Combining this methodology of evidence-based design with the multiple scales of analysis means that SBE practitioners will be able to better address the challenges created where different elements of the built environment intersect and overlap. SBE students will, for example, be able to analyze how a home built with sustainable design principles should interface with citywide infrastructure like a power grid. They will also be able to determine how that home should be positioned within the landscape of a particular lot to best harness the daily arc of the sun for heating in the winter or utilize rainfall runoff as a resource. This scalar flexibility means students will be prepared to lead whatever versions of the design professions emerge in the years to come. It also means that the applications of their professional knowledge have the potential to bridge with many other areas that faculty did not anticipate when they created the program. For instance, many SBE students have become involved in urban agriculture at the UA. With the particular skill set that they have gained from the SBE program, they can discern and track the interaction of different components of the built environment and are able to take important leadership roles in groups like the Compost Cats or projects like the UA Community Garden. Along with the ingenuity of students, this potential comes from faculty leaders understanding the current limits of their discipline's knowledge base and then designing a program that responds creatively to extend those limits through the confluence of research and teaching.

Integrated research and teaching, the modern research university, and public impact

CAPLA is just one college. Other examples of this interaction between research and teaching abound at the UA and at other public research universities. Thus, when we say that funding higher education provides an enormous return on investment, it is not just dollars into state economies. Harder to enumerate, but equally important is the continued capacity for our society to understand accurately and rigorously the serious challenges we face so we can address them through truly collaborative approaches to shared work. Both the individual examples of faculty research and teaching in the School of Architecture and the Sustainable Built Environments degree program in the UA's College of Architecture, Planning, and Landscape Architecture achieve this more ineffable impact, and they are profoundly impressive examples of what the University and our peers should be working to achieve every day with students, through research, and in our broader communities.

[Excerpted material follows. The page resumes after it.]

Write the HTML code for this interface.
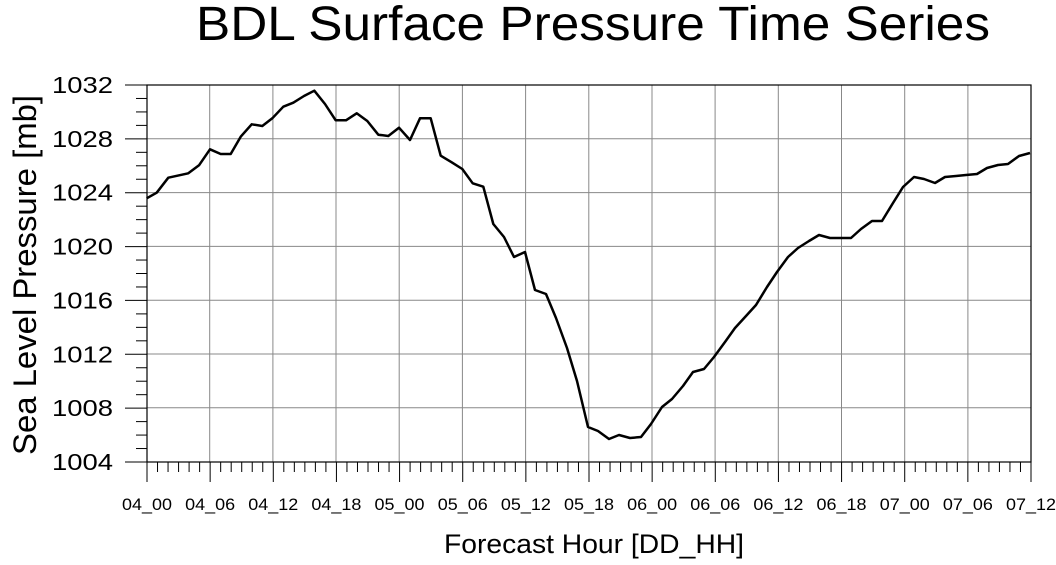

The history of faculty professionalization that I discussed in my September blog post is crucial for this impact. Without the unique specialization of knowledge, and the close ties between research and teaching that faculty professionalization have enabled, the impact that we need from public universities would not be possible. At public research universities like the UA, students are not just learning content that is on the furthest limits of human knowledge, they are learning what it is like to work at those frontiers. As a result, they know how to push boundaries, to question received assumptions, and to create new and innovative solutions to the challenges they face, whether they work outside the academy or pursue careers as teachers and scholars.